In 1974 the Swedish pop group ABBA had their first hit with a tune called Waterloo. While the song is written and performed in English, only two of the group spoke English at the time. The two female singers (and the two A’s in the group’s name), Agnetha and Anni-Frid, had very little understanding or ability in English when they recorded the song. Bjorn and Benny were fluent English speakers and wrote the lyrics, then trained the ladies how to sing the song phonetically. The song made them international stars, and by the time they released the smash hit Dancing Queen was released a few years later, Agnetha and Anni-Frid were much more fluent English speakers.
This situation raises some questions I’ve been pondering a lot lately. What does it mean to be fluent in a language? What is math fluency? What are the connections between linguistic and mathematical fluency? When students seem to be fluent, could they be just mimicking procedures the way Agnetha and Anni-Frid were singing?
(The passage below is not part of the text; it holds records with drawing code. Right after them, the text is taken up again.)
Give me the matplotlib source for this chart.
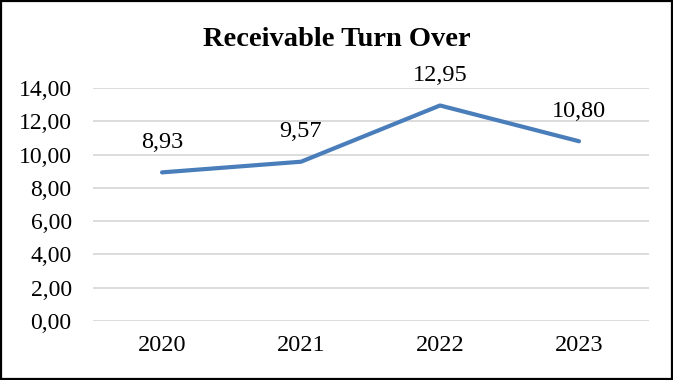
import matplotlib.pyplot as plt
from matplotlib.patches import Rectangle

years = ["2020", "2021", "2022", "2023"]
turnover = [8.93, 9.57, 12.95, 10.80]
yticks = [0, 2, 4, 6, 8, 10, 12, 14]

plt.rcParams['font.family'] = ['Liberation Serif', 'DejaVu Serif']

fig = plt.figure(figsize=(6.73, 3.80), dpi=100)
ax = fig.add_axes([0.1375, 0.1553, 0.8261, 0.6131])

x = range(len(years))
ax.plot(x, turnover, color='#4A7EBB', lw=3.0, solid_capstyle='round')
for xi, v in zip(x, turnover):
    ax.annotate(f"{v:.2f}".replace('.', ','), (xi, v), xytext=(0, 14),
                textcoords='offset points', ha='center', va='bottom', fontsize=17.5)

ax.set_xlim(-0.5, len(years) - 0.5)
ax.set_ylim(0, 14)
ax.set_xticks(list(x))
ax.set_xticklabels(years, fontsize=17.5)
ax.set_yticks(yticks)
ax.set_yticklabels([f"{t:.2f}".replace('.', ',') for t in yticks], fontsize=17)
ax.tick_params(length=0)
ax.tick_params(axis='y', pad=15)
ax.tick_params(axis='x', pad=10)
ax.grid(axis='y', color='#D9D9D9', lw=1.3)
ax.set_axisbelow(True)
for s in ax.spines.values():
    s.set_visible(False)

fig.text(0.5, 0.895, "Receivable Turn Over", ha='center', va='center',
         fontsize=20.5, fontweight='bold')
fig.patches.append(Rectangle((0.002, 0.003), 0.996, 0.994, transform=fig.transFigure,
                             fill=False, ec='black', lw=1.6))

fig.savefig("out.png", dpi=100)
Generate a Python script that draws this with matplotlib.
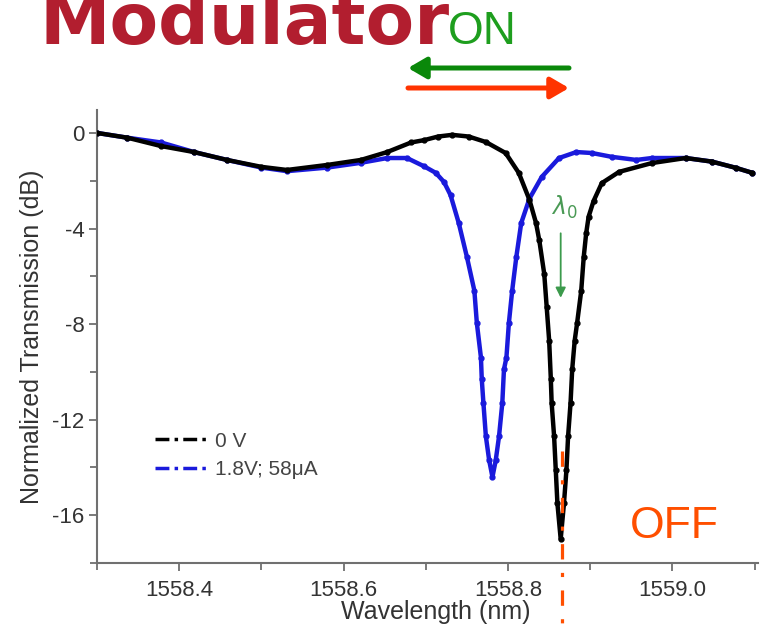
import matplotlib
matplotlib.use('Agg')
import matplotlib.pyplot as plt
from matplotlib.lines import Line2D
from matplotlib.ticker import MultipleLocator, FormatStrFormatter

plt.rcParams['font.family'] = ['Liberation Sans', 'DejaVu Sans']
plt.rcParams['axes.unicode_minus'] = False

# transmission at 0 V (nm, dB)
wl_0v = [1558.300, 1558.337, 1558.378, 1558.418, 1558.458, 1558.500, 1558.531,
         1558.580, 1558.621, 1558.653, 1558.682, 1558.698, 1558.715, 1558.732,
         1558.752, 1558.773, 1558.797, 1558.813, 1558.826, 1558.834, 1558.838,
         1558.844, 1558.847, 1558.850, 1558.852, 1558.853, 1558.856, 1558.858,
         1558.860, 1558.864, 1558.868, 1558.871, 1558.873, 1558.876, 1558.878,
         1558.881, 1558.884, 1558.889, 1558.892, 1558.895, 1558.898, 1558.904,
         1558.914, 1558.935, 1558.975, 1559.016, 1559.048, 1559.077, 1559.097]
tr_0v = [0.0, -0.2, -0.55, -0.8, -1.13, -1.42, -1.55,
         -1.34, -1.13, -0.8, -0.4, -0.3, -0.15, -0.08,
         -0.15, -0.38, -0.84, -1.67, -2.8, -3.77, -4.5,
         -5.9, -7.3, -8.7, -10.3, -11.3, -12.7, -14.1,
         -15.5, -17.0, -15.5, -14.1, -12.7, -11.3, -9.9,
         -8.7, -7.95, -6.6, -5.2, -4.2, -3.5, -2.85,
         -2.1, -1.63, -1.26, -1.05, -1.2, -1.46, -1.67]

# transmission at 1.8 V; 58 uA
wl_bias = [1558.300, 1558.337, 1558.378, 1558.418, 1558.458, 1558.500, 1558.531,
           1558.580, 1558.621, 1558.653, 1558.677, 1558.698, 1558.712, 1558.722,
           1558.730, 1558.740, 1558.750, 1558.759, 1558.762, 1558.767, 1558.768,
           1558.770, 1558.773, 1558.777, 1558.781, 1558.785, 1558.789, 1558.793,
           1558.795, 1558.798, 1558.801, 1558.805, 1558.810, 1558.816, 1558.826,
           1558.841, 1558.862, 1558.883, 1558.902, 1558.926, 1558.956, 1558.975,
           1559.016, 1559.048, 1559.077, 1559.097]
tr_bias = [0.0, -0.2, -0.4, -0.8, -1.13, -1.45, -1.6,
           -1.45, -1.25, -1.05, -1.05, -1.4, -1.67, -2.05,
           -2.6, -3.77, -5.2, -6.6, -7.95, -9.4, -10.3,
           -11.3, -12.7, -13.7, -14.4, -13.7, -12.7, -11.3,
           -9.9, -9.4, -7.95, -6.6, -5.2, -3.77, -2.75,
           -1.84, -1.05, -0.8, -0.84, -1.0, -1.13, -1.05,
           -1.05, -1.2, -1.46, -1.67]

labels = ['0 V', '1.8V; 58\u03bcA']
colors = ['black', '#1a1adc']
lambda0 = 1558.865

fig = plt.figure(figsize=(7.61, 6.31), dpi=100)
ax = fig.add_axes([97 / 761, 68 / 631, 661 / 761, 453 / 631])

ax.plot(wl_bias, tr_bias, color=colors[1], lw=3.2, marker='o', ms=3.5, zorder=2)
ax.plot(wl_0v, tr_0v, color=colors[0], lw=3.2, marker='o', ms=3.5, zorder=3)

ax.set_xlim(1558.3, 1559.104)
ax.set_ylim(-18, 0.96)
ax.xaxis.set_major_locator(MultipleLocator(0.2))
ax.xaxis.set_minor_locator(MultipleLocator(0.1))
ax.xaxis.set_major_formatter(FormatStrFormatter('%.1f'))
ax.yaxis.set_major_locator(MultipleLocator(4))
ax.yaxis.set_minor_locator(MultipleLocator(2))

for s in ['top', 'right']:
    ax.spines[s].set_visible(False)
for s in ['left', 'bottom']:
    ax.spines[s].set_color('#707070')
    ax.spines[s].set_linewidth(1.5)
ax.tick_params(which='both', direction='out', color='#707070', width=1.3,
               labelsize=16, labelcolor='#333333')
ax.tick_params(which='major', length=6)
ax.tick_params(which='minor', length=5)
ax.tick_params(axis='x', pad=6)
ax.tick_params(axis='y', pad=3)

ax.set_xlabel('Wavelength (nm)', fontsize=18, color='#333333')
ax.xaxis.set_label_coords((436 - 97) / 661, -(612 - 563) / 453)
ax.xaxis.label.set_va('center')
ax.set_ylabel('Normalized Transmission (dB)', fontsize=18, color='#333333')
ax.yaxis.set_label_coords(-(97 - 32) / 661, 0.5)
ax.yaxis.label.set_va('center')

handles = [Line2D([], [], color=c, lw=2.5, ls=(0, (4, 1.5, 1, 1.5))) for c in colors]
ax.legend(handles, labels, loc='upper left', bbox_to_anchor=(0.088, 0.29),
          frameon=False, fontsize=15, labelcolor='#444444', handlelength=2.6,
          handletextpad=0.25, labelspacing=0.45, borderaxespad=0, borderpad=0)

# resonance marker
ax.annotate('', xy=(lambda0 - 0.001, -6.9), xytext=(lambda0 - 0.001, -4.2),
            arrowprops=dict(arrowstyle='-|>,head_length=0.5,head_width=0.25',
                            color='#3c9a4c', lw=1.3, shrinkA=0, shrinkB=0,
                            mutation_scale=12))
ax.text(lambda0 + 0.003, -3.1, r'$\lambda_0$', color='#4a9a55', fontsize=17,
        ha='center', va='center')

# operating wavelength, OFF state
ax.plot([lambda0, lambda0], [-13.3, -21], color='#ff4f00', lw=2.3,
        ls=(0, (4.8, 4.2, 1.3, 4.2)), clip_on=False, zorder=4)
fig.text(630 / 761, 1 - 526 / 631, 'OFF', color='#ff4f00', fontsize=32,
         va='center', ha='left')

# heading and tuning arrows
fig.text(40 / 761, 1 - 44 / 631, 'Modulator', color='#b21e2f', fontsize=51,
         fontweight='bold', family='DejaVu Sans', va='baseline', ha='left')
fig.text(482 / 761, 1 - 32 / 631, 'ON', color='#1e9e1e', fontsize=33,
         va='center', ha='center')
ax.annotate('', xy=(408, 631 - 68), xytext=(569, 631 - 68), xycoords='figure pixels',
            arrowprops=dict(arrowstyle='-|>,head_length=0.55,head_width=0.32',
                            color='#0a880a', lw=3.6, shrinkA=0, shrinkB=0,
                            mutation_scale=20))
ax.annotate('', xy=(569, 631 - 88), xytext=(408, 631 - 88), xycoords='figure pixels',
            arrowprops=dict(arrowstyle='-|>,head_length=0.55,head_width=0.32',
                            color='#ff3300', lw=3.6, shrinkA=0, shrinkB=0,
                            mutation_scale=20))

fig.savefig('out.png', dpi=100)
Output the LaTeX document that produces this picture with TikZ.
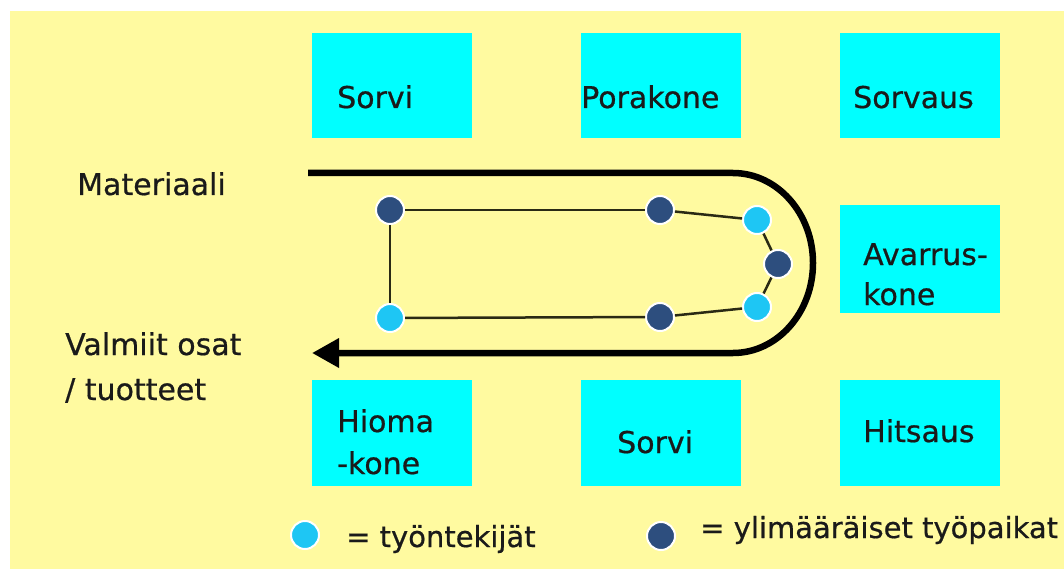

And why are those sappy ABBA songs so catchy?
Not surprisingly there is a lot of debate and strong emotion surrounding these questions. A recent New York Times opinion piece called for more drill and, seemingly, less fun in the classroom to increase fluency. This article drew heated rebuttal, but also support. I recently sat with a group of teachers who were wrestling with the idea of fluency as a school site. As we talked, I heard very familiar concerns. If we don’t practice math fact fluency, can kids perform necessary procedures? How do we encourage speed without turning students off to math? Does speed even matter; is that what fluency means?
Out of curiosity, I combed through the Common Core State Standards. What I found was that procedural fluency is consistently listed as something separate from conceptual understanding. Is that even possible? A 2015 article by Dr. Jo Boaler argues that number sense, conceptual understanding, and fluency are inextricably intertwined.
There are a few things I know for sure and will argue about passionately. First, using a stopwatch in math to measure student learning is a reprehensible and damaging practice which has nothing to do with fluency or math understanding. Second, number sense comes from mathematical experiences, not from repetitive drills. Thirdly, Dancing Queen is a mighty fine pop song. Other than that, I still have a lot of questions about how to define and best encourage mathematical fluency among students. What are your thoughts? I would love to hear them.